Minor nits and grievances: The optional collision warning system — like every such system I have tested (which is a bunch of them) steps in too soon, hitting you with flashing red lights and accompanying buzzers if you haven’t hit the brakes half a football field before it thinks you ought to. Ok, that’s an exaggeration — but not entirely. Say a car up ahead is turning off. It has slowed down — but you know it’ll be gone by the time you get to where it is. So you don’t brake. The sensors and computers can sense an object up ahead, but — lacking interpretive powers — cannot muse that the object is gonna be gone by the time you get there. It just senses imminent danger!, danger! Will Robinson!… and puts on a similar performance for your amusement.

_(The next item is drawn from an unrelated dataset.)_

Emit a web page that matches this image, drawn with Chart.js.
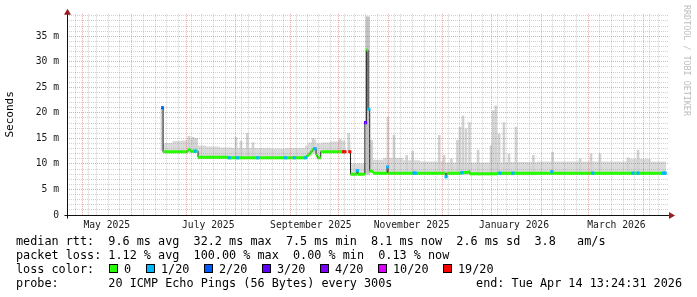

Coolness: There are two (count ’em!) USB ports for the backseat passengers. Very considerate. In-truck Wi-Fi. Gesture recognition… in addition to voice recognition. Really.

Also: The optional 4WD system is smart enough to disengage 4WD if you’re not smart enough to do it yourself (as when driving on dry pavement). Two-tiered shelving capability for the bed (so you can hide stuff under the first shelf). And, how about “active aero” grille shutters that close (when the radiator doesn’t need the airflow to keep the engine cool) to cut aerodynamic drag and increase MPGs?

The hood’s aluminum, too.


If you don’t mind that it’s gotten bigger — and can live without the bigger bed you could get in a 1500/regular cab truck — the twins are not merely worth a look.

They’re the clear choice in this class.